Getting off the plane in Sydney for that first stay together was "even more nerve wracking than our reunion this [most recent] time," Leo says.
"I remember I was paranoid that I wouldn't recognize her coming off the plane and that would be really hard to recover from," Nunn says with a laugh. "But she looked exactly the same."
During their first year together, the couple averaged seeing each other about every two or three months, making the long flights back and forth during vacations and holidays. Nunn took six months off from his job to live with Leo in New York.
"It was a trial, because we knew at some point one of us needed to move," Leo says.
After getting engaged in New York in December 2019, the couple spent New Year's Eve in Sydney, then returned to their respective hometowns, thinking they would soon be married.

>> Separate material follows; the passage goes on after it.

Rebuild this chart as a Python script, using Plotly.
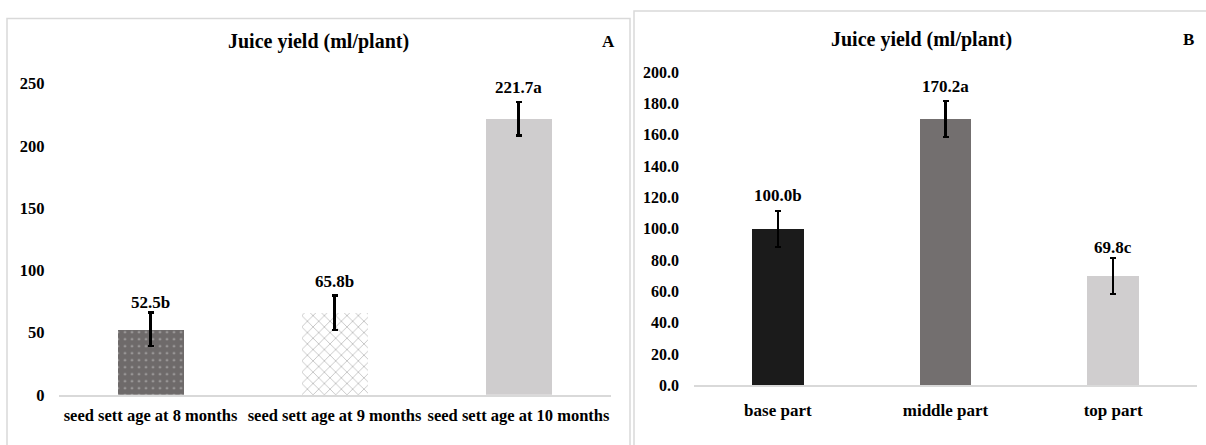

But once COVID-19 restrictions set in, the reality hit them that they couldn't keep flying between their countries. By March 2020, Australia was shut down for most travel.
"I'm sure, like a lot of people, we thought this would only be for about two or three months," Nunn says.
The couple started planning a wedding in San Diego for later in the year and paid the deposit to the wedding planner before it became clear that could not happen. When that plan was scrapped, they tried planning for a 2021 wedding. That too had to be canceled.
Now, the couple believes 2022 will be their year.
"Two years is a long time, but our last 48 hours together has reinforced how good we are for each other," says Nunn.
He says when they first embraced after finding each other in those first scattered moments at the airport, he knew it was worth the wait.
"I could feel the longevity in that moment and how much we missed each other," Nunn says.
Nunn has returned to Sydney, but will be back to celebrate Christmas with Leo and her family at her father's home in San Diego. Leo hopes the current situation with the Omicron COVID variant doesn't change those plans once again.
But if it does, they know they can survive it.
"It's like a movie, a total movie," says Leo's sister Michelle. "They complement each other so well. Michael is already a part of the family, so we missed not being able to celebrate any kind of milestones with him. They worked really hard on maintaining their relationship. They made sacrifices early and that will only make them stronger."